* Job:
Filter the records below down to lines containing "this".

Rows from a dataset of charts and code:

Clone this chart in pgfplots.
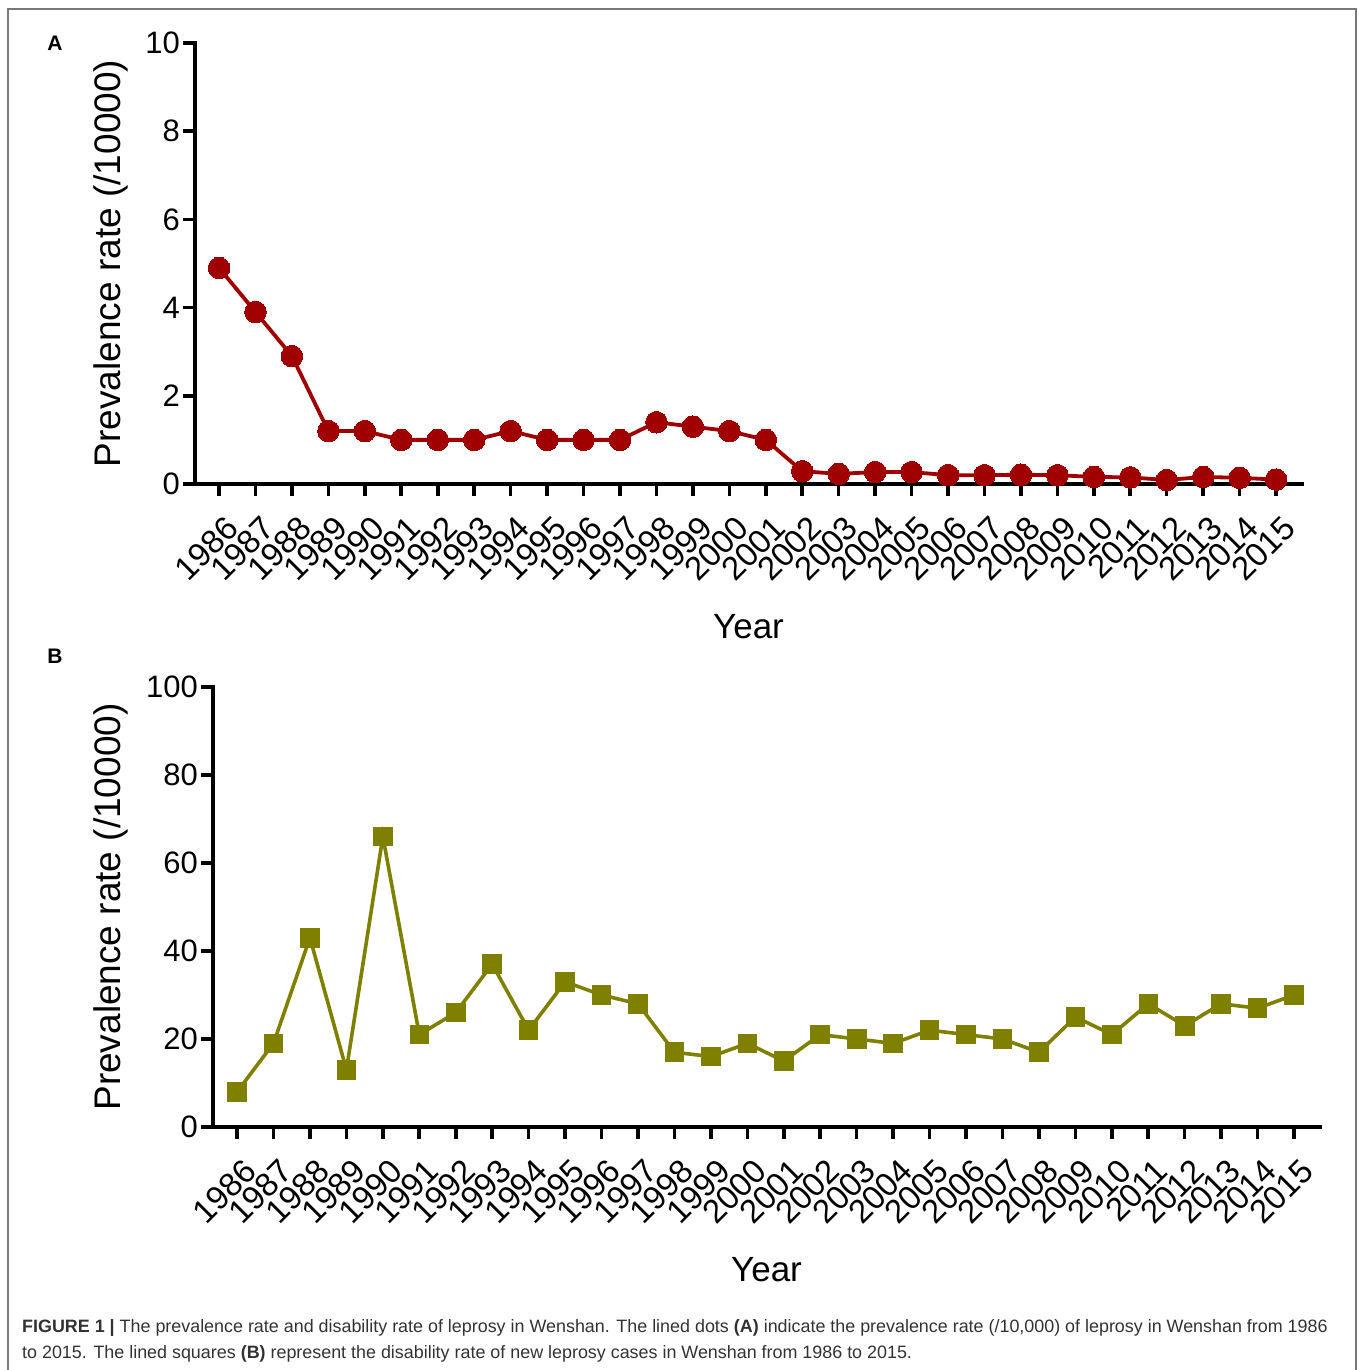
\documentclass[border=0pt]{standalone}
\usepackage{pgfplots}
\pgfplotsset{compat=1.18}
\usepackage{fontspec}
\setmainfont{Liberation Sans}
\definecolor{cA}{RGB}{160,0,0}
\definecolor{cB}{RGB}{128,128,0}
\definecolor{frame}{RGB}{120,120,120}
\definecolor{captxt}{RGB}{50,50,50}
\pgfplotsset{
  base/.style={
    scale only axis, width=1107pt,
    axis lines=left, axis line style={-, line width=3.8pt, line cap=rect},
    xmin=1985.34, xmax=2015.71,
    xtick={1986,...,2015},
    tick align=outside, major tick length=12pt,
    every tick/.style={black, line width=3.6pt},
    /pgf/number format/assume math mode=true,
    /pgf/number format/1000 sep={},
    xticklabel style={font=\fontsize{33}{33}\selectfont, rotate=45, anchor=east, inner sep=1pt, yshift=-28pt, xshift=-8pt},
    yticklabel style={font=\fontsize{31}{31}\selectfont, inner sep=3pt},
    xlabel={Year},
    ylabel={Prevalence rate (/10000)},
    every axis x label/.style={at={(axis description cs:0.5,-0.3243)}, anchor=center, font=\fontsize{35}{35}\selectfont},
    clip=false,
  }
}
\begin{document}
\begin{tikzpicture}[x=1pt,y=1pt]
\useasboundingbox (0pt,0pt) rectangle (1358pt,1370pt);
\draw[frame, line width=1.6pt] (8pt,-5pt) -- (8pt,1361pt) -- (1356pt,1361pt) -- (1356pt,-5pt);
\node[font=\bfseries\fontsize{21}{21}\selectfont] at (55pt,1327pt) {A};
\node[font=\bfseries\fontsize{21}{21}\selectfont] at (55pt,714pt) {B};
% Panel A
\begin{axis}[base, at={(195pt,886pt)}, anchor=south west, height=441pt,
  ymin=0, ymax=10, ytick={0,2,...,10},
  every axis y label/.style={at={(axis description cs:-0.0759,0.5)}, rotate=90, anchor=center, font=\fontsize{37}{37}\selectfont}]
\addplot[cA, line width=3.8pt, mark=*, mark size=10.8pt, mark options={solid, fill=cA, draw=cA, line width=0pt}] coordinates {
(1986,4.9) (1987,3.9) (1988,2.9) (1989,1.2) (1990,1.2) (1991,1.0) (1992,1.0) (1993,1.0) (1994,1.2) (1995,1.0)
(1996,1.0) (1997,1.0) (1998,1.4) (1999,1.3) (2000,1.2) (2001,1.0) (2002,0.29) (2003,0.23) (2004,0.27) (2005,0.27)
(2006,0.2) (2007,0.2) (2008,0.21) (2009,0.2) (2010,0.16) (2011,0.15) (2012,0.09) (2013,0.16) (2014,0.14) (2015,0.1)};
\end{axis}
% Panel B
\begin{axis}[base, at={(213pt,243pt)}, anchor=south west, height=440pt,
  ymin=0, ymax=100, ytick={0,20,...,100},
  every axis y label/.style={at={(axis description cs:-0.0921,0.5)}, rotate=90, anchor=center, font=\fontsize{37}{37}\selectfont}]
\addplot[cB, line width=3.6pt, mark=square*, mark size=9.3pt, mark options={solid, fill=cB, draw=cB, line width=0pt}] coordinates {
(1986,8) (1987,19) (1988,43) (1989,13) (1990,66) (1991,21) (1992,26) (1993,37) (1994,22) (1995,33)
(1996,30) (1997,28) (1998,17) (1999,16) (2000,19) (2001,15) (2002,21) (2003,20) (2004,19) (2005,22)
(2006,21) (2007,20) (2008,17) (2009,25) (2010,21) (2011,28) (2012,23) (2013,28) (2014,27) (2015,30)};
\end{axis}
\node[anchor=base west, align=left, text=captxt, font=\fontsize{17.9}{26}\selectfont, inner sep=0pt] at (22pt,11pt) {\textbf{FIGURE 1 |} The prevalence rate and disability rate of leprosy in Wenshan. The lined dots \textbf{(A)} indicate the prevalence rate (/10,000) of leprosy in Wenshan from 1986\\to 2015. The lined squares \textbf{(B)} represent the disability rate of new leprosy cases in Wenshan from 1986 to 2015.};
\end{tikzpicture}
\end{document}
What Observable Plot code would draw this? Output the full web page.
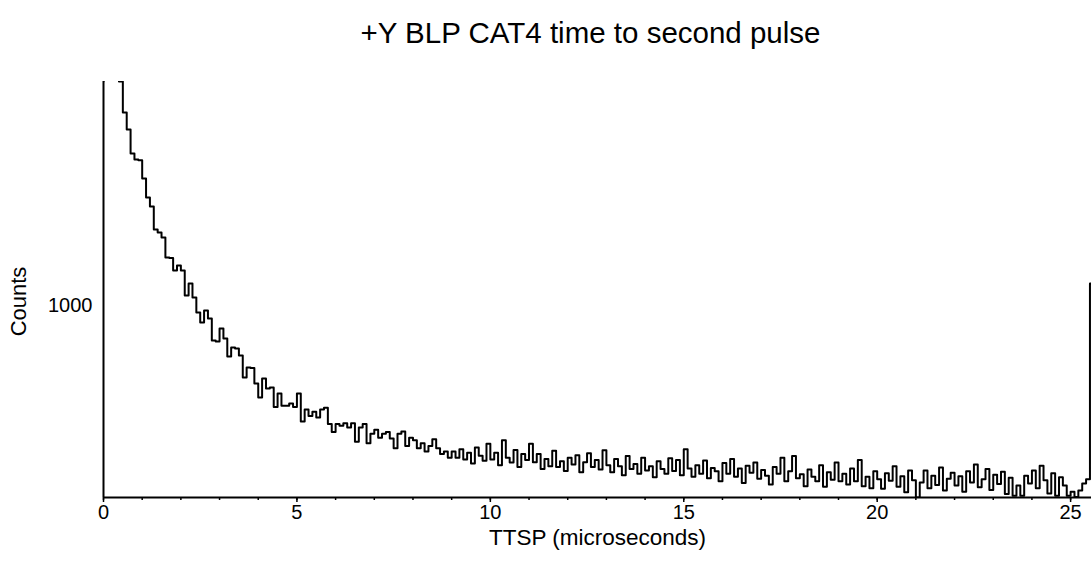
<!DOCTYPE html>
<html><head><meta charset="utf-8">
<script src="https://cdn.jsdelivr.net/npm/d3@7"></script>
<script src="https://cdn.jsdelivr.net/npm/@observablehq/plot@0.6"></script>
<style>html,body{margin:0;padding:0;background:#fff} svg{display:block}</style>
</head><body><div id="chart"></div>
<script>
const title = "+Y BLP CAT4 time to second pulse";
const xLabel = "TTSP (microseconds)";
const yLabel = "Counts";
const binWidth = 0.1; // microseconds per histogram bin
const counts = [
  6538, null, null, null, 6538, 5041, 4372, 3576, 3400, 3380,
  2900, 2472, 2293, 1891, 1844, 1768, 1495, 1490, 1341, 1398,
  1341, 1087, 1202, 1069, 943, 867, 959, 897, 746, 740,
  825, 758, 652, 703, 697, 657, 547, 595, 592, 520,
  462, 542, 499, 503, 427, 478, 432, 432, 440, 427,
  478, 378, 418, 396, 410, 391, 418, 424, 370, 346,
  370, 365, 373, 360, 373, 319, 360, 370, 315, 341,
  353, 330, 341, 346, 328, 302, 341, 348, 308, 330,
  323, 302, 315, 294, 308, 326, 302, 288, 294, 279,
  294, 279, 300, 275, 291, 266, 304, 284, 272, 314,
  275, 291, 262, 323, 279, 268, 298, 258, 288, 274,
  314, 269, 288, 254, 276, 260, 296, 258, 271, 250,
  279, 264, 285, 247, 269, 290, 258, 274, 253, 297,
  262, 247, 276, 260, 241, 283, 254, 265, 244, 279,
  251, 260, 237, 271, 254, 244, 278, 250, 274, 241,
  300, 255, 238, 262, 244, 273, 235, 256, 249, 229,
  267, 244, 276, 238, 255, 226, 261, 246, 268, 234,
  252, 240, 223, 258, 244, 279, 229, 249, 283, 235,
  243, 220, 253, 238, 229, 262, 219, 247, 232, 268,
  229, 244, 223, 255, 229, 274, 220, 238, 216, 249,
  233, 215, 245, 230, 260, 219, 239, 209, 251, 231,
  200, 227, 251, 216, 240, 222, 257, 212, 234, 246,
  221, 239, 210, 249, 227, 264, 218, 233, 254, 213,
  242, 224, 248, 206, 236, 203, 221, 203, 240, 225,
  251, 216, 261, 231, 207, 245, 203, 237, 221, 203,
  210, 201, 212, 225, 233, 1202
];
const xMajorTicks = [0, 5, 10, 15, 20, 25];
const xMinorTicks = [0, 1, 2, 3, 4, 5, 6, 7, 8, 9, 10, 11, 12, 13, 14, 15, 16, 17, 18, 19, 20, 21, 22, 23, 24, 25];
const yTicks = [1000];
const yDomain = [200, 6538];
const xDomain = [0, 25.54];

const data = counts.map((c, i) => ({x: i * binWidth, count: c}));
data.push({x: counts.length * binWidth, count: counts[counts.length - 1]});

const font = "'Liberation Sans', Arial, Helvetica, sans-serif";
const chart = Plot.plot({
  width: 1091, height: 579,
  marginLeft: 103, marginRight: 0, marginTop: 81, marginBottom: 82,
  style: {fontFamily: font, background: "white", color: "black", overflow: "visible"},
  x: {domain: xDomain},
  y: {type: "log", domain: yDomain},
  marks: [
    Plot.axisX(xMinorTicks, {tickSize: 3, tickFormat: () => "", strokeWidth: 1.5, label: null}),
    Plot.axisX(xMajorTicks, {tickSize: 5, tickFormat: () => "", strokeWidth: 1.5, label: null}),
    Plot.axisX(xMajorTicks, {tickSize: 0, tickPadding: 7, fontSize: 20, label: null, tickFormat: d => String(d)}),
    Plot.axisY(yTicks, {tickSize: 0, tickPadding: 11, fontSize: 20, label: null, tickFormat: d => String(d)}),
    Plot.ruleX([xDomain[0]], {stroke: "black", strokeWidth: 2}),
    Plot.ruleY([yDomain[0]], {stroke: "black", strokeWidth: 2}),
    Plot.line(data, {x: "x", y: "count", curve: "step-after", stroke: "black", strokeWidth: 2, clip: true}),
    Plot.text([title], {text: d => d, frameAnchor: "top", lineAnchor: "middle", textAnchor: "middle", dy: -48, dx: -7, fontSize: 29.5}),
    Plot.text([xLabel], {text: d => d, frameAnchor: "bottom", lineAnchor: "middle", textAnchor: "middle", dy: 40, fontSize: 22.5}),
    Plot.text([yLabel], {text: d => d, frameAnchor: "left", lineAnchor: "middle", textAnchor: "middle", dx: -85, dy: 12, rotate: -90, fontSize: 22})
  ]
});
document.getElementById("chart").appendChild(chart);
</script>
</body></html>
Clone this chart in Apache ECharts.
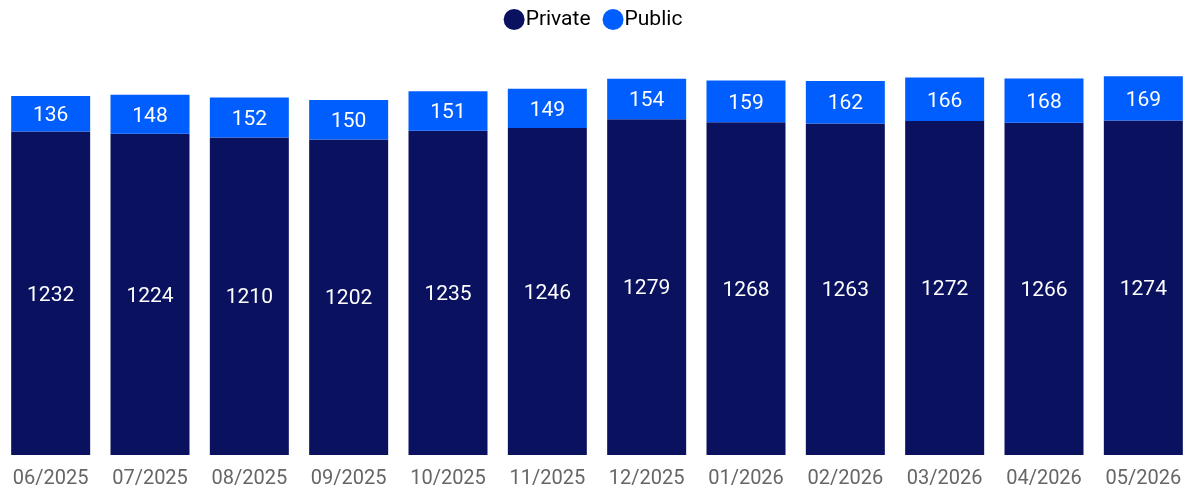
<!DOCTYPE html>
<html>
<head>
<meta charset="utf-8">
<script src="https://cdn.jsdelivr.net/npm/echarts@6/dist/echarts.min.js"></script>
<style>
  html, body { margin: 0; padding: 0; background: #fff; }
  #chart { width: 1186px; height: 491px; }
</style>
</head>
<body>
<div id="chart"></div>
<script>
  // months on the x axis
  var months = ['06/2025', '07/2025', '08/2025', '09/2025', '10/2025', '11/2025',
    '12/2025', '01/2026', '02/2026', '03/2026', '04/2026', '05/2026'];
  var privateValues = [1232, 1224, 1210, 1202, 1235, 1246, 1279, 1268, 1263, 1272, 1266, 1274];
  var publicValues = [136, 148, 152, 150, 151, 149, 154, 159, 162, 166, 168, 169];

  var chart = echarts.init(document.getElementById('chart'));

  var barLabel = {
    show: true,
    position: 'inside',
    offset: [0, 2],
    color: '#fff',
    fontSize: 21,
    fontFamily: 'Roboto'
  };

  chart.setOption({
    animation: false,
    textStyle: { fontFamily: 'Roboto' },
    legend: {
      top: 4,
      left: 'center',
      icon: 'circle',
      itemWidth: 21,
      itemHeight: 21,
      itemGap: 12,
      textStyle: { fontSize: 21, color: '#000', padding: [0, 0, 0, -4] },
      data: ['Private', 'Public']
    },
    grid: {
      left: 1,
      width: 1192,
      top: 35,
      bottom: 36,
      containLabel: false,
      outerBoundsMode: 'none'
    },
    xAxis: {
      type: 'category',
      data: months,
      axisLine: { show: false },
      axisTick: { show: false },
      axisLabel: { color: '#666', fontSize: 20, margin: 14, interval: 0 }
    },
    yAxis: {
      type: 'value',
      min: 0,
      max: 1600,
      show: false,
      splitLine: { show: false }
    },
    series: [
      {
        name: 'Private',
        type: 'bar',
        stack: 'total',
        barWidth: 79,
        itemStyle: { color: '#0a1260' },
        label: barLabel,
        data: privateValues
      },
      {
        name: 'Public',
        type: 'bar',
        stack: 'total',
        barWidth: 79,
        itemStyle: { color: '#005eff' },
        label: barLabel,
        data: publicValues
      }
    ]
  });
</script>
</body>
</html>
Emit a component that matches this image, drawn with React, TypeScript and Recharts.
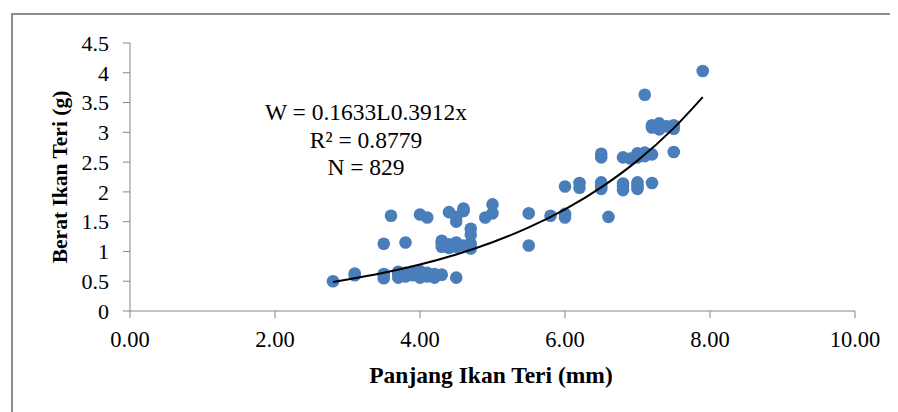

* Correct answer:
Clone this chart in pgfplots.
What Observable Plot code would draw this? Output the full web page.
Clone this chart in Apache ECharts.
Emit a component that matches this image, drawn with React, TypeScript and Recharts.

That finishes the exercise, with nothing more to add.